>> Start SOURCE DATA

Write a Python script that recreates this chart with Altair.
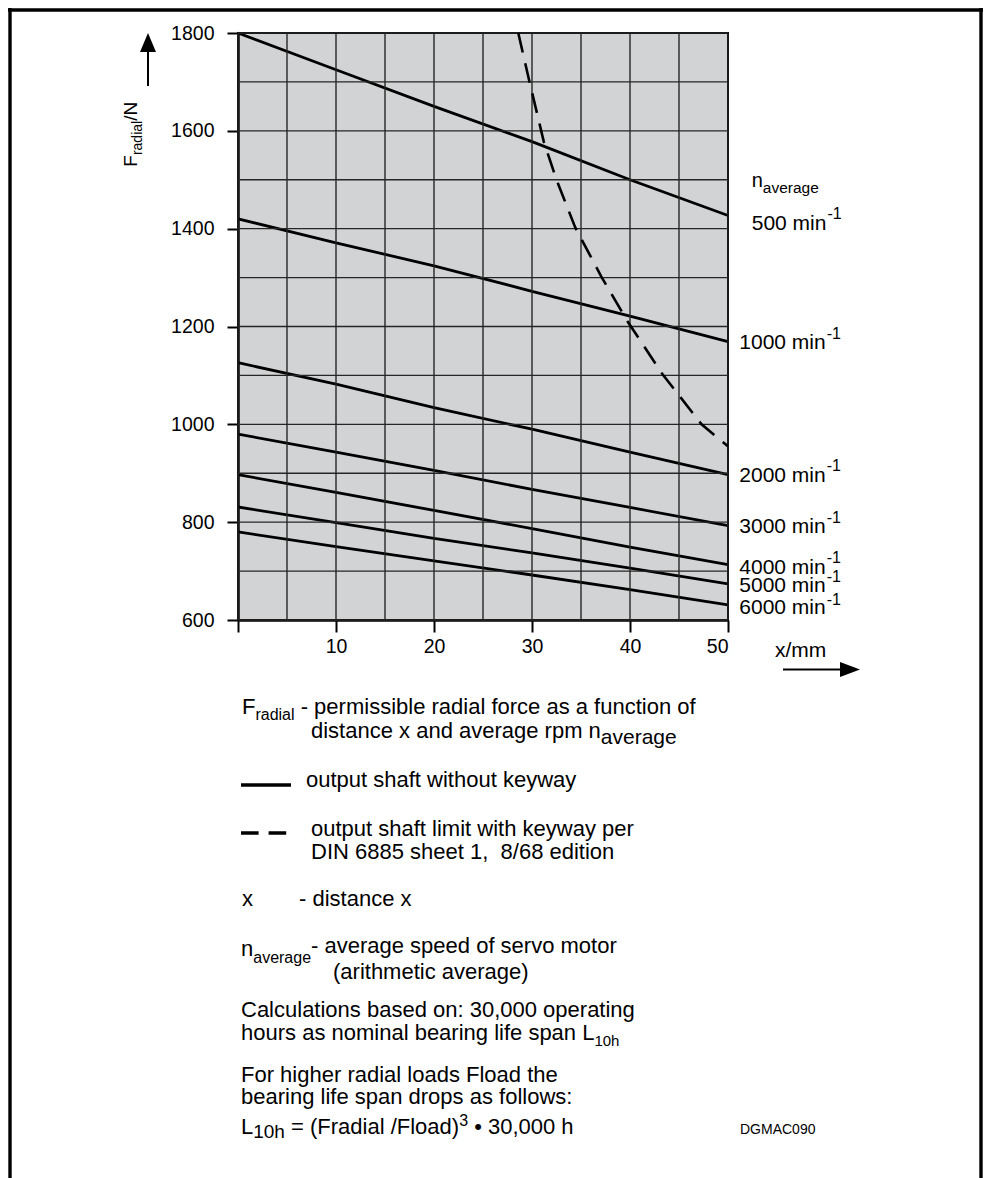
import altair as alt
import pandas as pd

# ---------------- data ----------------
x_mm = [0, 10, 20, 30, 40, 50]
speeds = ["500", "1000", "2000", "3000", "4000", "5000", "6000"]
f_500 = [1800, 1725, 1650, 1578, 1500, 1427]
f_1000 = [1420, 1371, 1324, 1272, 1221, 1169]
f_2000 = [1126, 1082, 1034, 990, 943, 897]
f_3000 = [980, 943, 906, 867, 830, 793]
f_4000 = [897, 861, 824, 787, 749, 713]
f_5000 = [831, 799, 767, 737, 706, 674]
f_6000 = [780, 750, 721, 692, 662, 631]
keyway_x = [28.6, 29.7, 31.2, 32.5, 34.4, 37.1, 39.7, 43.3, 47.3, 50]
keyway_f = [1800, 1704, 1578, 1500, 1403, 1301, 1212, 1103, 1000, 955]
grid_x = list(range(0, 51, 5))
grid_y = list(range(600, 1801, 100))
x_ticks = [0, 10, 20, 30, 40, 50]
y_ticks = [600, 800, 1000, 1200, 1400, 1600, 1800]
speed_labels = [s + " min" for s in speeds]

curves = dict(zip(speeds, [f_500, f_1000, f_2000, f_3000, f_4000, f_5000, f_6000]))

# ---------------- layout ----------------
FONT = "Liberation Sans"
OX, OY = 238, 33          # page position of plot origin
W, H = 490, 587
PAD_L, PAD_T = OX - 8, OY - 8
TOT_W, TOT_H = 975, 1170
TS = 22                   # note text size

AW = {' ': 278, '(': 333, ')': 333, ',': 278, '-': 333, '.': 278, '/': 278, ':': 278,
      '=': 584, '\u2022': 350,
      'A': 667, 'B': 667, 'C': 722, 'D': 722, 'E': 667, 'F': 611, 'G': 778, 'H': 722,
      'I': 278, 'L': 556, 'M': 833, 'N': 722, 'O': 778, 'P': 667, 'R': 722, 'S': 667,
      'T': 611, 'a': 556, 'b': 556, 'c': 500, 'd': 556, 'e': 556, 'f': 278, 'g': 556,
      'h': 556, 'i': 222, 'j': 222, 'k': 500, 'l': 222, 'm': 833, 'n': 556, 'o': 556,
      'p': 556, 'q': 556, 'r': 333, 's': 500, 't': 278, 'u': 556, 'v': 500, 'w': 722,
      'x': 500, 'y': 500, 'z': 500}


def tw(s, size):
    return sum(AW.get(c, 556) for c in s) * size / 1000.0


def one():
    return alt.Data(values=[{"a": 1}])


def text_at(s, px, py, size, angle=0, baseline="alphabetic", align="left"):
    # SVG drops leading blanks, so turn them into an x offset
    lead = len(s) - len(s.lstrip(" "))
    px += lead * AW[' '] * size / 1000.0
    s = s.lstrip(" ")
    return alt.Chart(alt.Data(values=[{"t": s}])).mark_text(
        font=FONT, fontSize=size, color="black", align=align, baseline=baseline,
        angle=angle).encode(x=alt.value(px - OX), y=alt.value(py - OY), text="t:N")


def runs(px, py, parts):
    out = []
    for s, size, dy in parts:
        if s.strip():
            out.append(text_at(s, px, py + dy, size))
        px += tw(s, size)
    return out


def hrule(x1, x2, y, width=2, dash=None):
    kw = dict(color="black", strokeWidth=width)
    if dash:
        kw["strokeDash"] = dash
    return alt.Chart(one()).mark_rule(**kw).encode(
        x=alt.value(x1 - OX), x2=alt.value(x2 - OX), y=alt.value(y - OY))


def vrule(x, y1, y2, width=2):
    return alt.Chart(one()).mark_rule(color="black", strokeWidth=width).encode(
        x=alt.value(x - OX), y=alt.value(y1 - OY), y2=alt.value(y2 - OY))


def symbol(path, size, px, py):
    return alt.Chart(one()).mark_point(
        shape=path, size=size, filled=True, color="black", opacity=1, strokeWidth=0
    ).encode(x=alt.value(px - OX), y=alt.value(py - OY))


# ---------------- scales / axes (shared by every data layer) ----------------
SX = alt.Scale(domain=[0, 50], nice=False, zero=False)
SY = alt.Scale(domain=[600, 1800], nice=False, zero=False)
AXX = alt.Axis(values=x_ticks, title=None, grid=False, format="d",
               labelExpr="datum.value == 0 ? '' : datum.label",
               tickSize=12, tickWidth=2, tickColor="black",
               domainColor="black", domainWidth=2.5,
               labelFont=FONT, labelFontSize=19.5, labelColor="black",
               labelPadding=5)
AXY = alt.Axis(values=y_ticks, title=None, grid=False, format="d",
               tickSize=11, tickWidth=2, tickColor="black",
               domainColor="black", domainWidth=2.5,
               labelFont=FONT, labelFontSize=19.5, labelColor="black",
               labelPadding=13)


def X(field):
    return alt.X(field, type="quantitative", scale=SX, axis=AXX)


def Y(field):
    return alt.Y(field, type="quantitative", scale=SY, axis=AXY)


rows = [{"x": x, "f": f, "speed": s} for s in speeds for x, f in zip(x_mm, curves[s])]
df = pd.DataFrame(rows)

vgrid = alt.Chart(pd.DataFrame({"x": grid_x})).mark_rule(
    color="#262626", strokeWidth=1.4).encode(x=X("x"), y=alt.value(0), y2=alt.value(H))
hgrid = alt.Chart(pd.DataFrame({"f": grid_y})).mark_rule(
    color="#262626", strokeWidth=1.4).encode(y=Y("f"), x=alt.value(0), x2=alt.value(W))

lines = alt.Chart(df).mark_line(color="black", strokeWidth=2.8).encode(
    x=X("x"), y=Y("f"), detail="speed:N")

keyway = alt.Chart(pd.DataFrame({"x": keyway_x, "f": keyway_f})).mark_line(
    color="black", strokeWidth=2.6, strokeDash=[20, 11]).encode(x=X("x"), y=Y("f"))

layers = [lines, vgrid, hgrid, keyway]

# right-hand speed labels
layers += runs(751.7, 186.7, [("n", 20, 0), ("average", 15.5, 6)])
lab_pos = [(751.7, 230, 219), (739.3, 349, 339), (739.3, 481.5, 470.7),
           (739.3, 532.5, 523), (739.3, 573.5, 563), (739.3, 591.8, 582.4),
           (739.3, 614, 605)]
for lab, (lx, ly, sy) in zip(speed_labels, lab_pos):
    layers.append(text_at(lab, lx, ly, 21))
    layers.append(text_at("-1", lx + tw(lab, 21) + 1, sy, 16))

# y axis title (rotated) and arrow
layers.append(text_at("F", 137, 166.7, 19, angle=270))
layers.append(text_at("radial", 142, 166.7 - tw("F", 19), 14, angle=270))
layers.append(text_at("/N", 137, 166.7 - tw("F", 19) - tw("radial", 14), 19, angle=270))
layers.append(symbol("M0,-1L0.84,1L-0.84,1Z", 361, 148, 42.5))
layers.append(vrule(148, 51, 86, 2))

# x axis title and arrow
layers.append(text_at("x/mm", 775, 656.7, 21))
layers.append(hrule(783, 842, 669.5, 2))
layers.append(symbol("M1,0L-1,-0.75L-1,0.75Z", 400, 850, 669.5))

# legend / notes
layers += runs(242, 714, [("F", TS, 0), ("radial", 16, 6),
                          (" - permissible radial force as a function of", TS, 0)])
layers += runs(311, 737.5, [("distance x and average rpm n", TS, 0), ("average", 21, 6)])
layers.append(hrule(241, 291, 785, 3.5))
layers.append(text_at("output shaft without keyway", 306, 787, TS))
layers.append(hrule(241, 287, 833, 3.5, dash=[17.6, 10]))
layers.append(text_at("output shaft limit with keyway per", 311, 835.5, TS))
layers += runs(311, 859, [("DIN 6885 sheet 1,", TS, 0), ("  ", TS, 0), ("8/68 edition", TS, 0)])
layers.append(text_at("x", 242, 906, TS))
layers.append(text_at("- distance x", 299, 906, TS))
layers += runs(241, 956, [("n", TS, 0), ("average", 16, 6.6),
                          ("- average speed of servo motor", TS, -3)])
layers.append(text_at("(arithmetic average)", 333, 979, TS))
layers.append(text_at("Calculations based on: 30,000 operating", 241, 1016.5, TS))
layers += runs(241, 1040, [("hours as nominal bearing life span L", TS, 0), ("10h", 15, 6)])
layers.append(text_at("For higher radial loads Fload the", 241, 1082, TS))
layers.append(text_at("bearing life span drops as follows:", 241, 1104, TS))
layers += runs(241, 1134, [("L", TS, 0), ("10h", 19, 4), (" = (Fradial /Fload)", TS, 0),
                           ("3", 16, -8), (" \u2022 30,000 h", TS, 0)])
layers.append(text_at("DGMAC090", 740, 1134, 14))

# page frame (top, left, right)
layers.append(hrule(8, 983, 10, 3.6))
layers.append(vrule(10, 8, 1178, 3.4))
layers.append(vrule(981, 8, 1178, 3.4))

chart = alt.layer(*layers).properties(
    width=W, height=H,
    autosize=alt.AutoSizeParams(type="none"),
    padding={"left": PAD_L, "top": PAD_T, "right": TOT_W - PAD_L - W,
             "bottom": TOT_H - PAD_T - H},
    background="white",
).configure_view(fill="#d2d3d5", stroke="black", strokeWidth=2)

chart.save("out.html", embed_options={"renderer": "svg", "actions": False})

>> End SOURCE DATA

**STATED GOAL**
Repeat the listing above up to and including the line with "note text size", starting from its first line. Drop any pictures.

**REPLY TO THE TASK**
Write a Python script that recreates this chart with Altair.
import altair as alt
import pandas as pd

# ---------------- data ----------------
x_mm = [0, 10, 20, 30, 40, 50]
speeds = ["500", "1000", "2000", "3000", "4000", "5000", "6000"]
f_500 = [1800, 1725, 1650, 1578, 1500, 1427]
f_1000 = [1420, 1371, 1324, 1272, 1221, 1169]
f_2000 = [1126, 1082, 1034, 990, 943, 897]
f_3000 = [980, 943, 906, 867, 830, 793]
f_4000 = [897, 861, 824, 787, 749, 713]
f_5000 = [831, 799, 767, 737, 706, 674]
f_6000 = [780, 750, 721, 692, 662, 631]
keyway_x = [28.6, 29.7, 31.2, 32.5, 34.4, 37.1, 39.7, 43.3, 47.3, 50]
keyway_f = [1800, 1704, 1578, 1500, 1403, 1301, 1212, 1103, 1000, 955]
grid_x = list(range(0, 51, 5))
grid_y = list(range(600, 1801, 100))
x_ticks = [0, 10, 20, 30, 40, 50]
y_ticks = [600, 800, 1000, 1200, 1400, 1600, 1800]
speed_labels = [s + " min" for s in speeds]

curves = dict(zip(speeds, [f_500, f_1000, f_2000, f_3000, f_4000, f_5000, f_6000]))

# ---------------- layout ----------------
FONT = "Liberation Sans"
OX, OY = 238, 33          # page position of plot origin
W, H = 490, 587
PAD_L, PAD_T = OX - 8, OY - 8
TOT_W, TOT_H = 975, 1170
TS = 22                   # note text size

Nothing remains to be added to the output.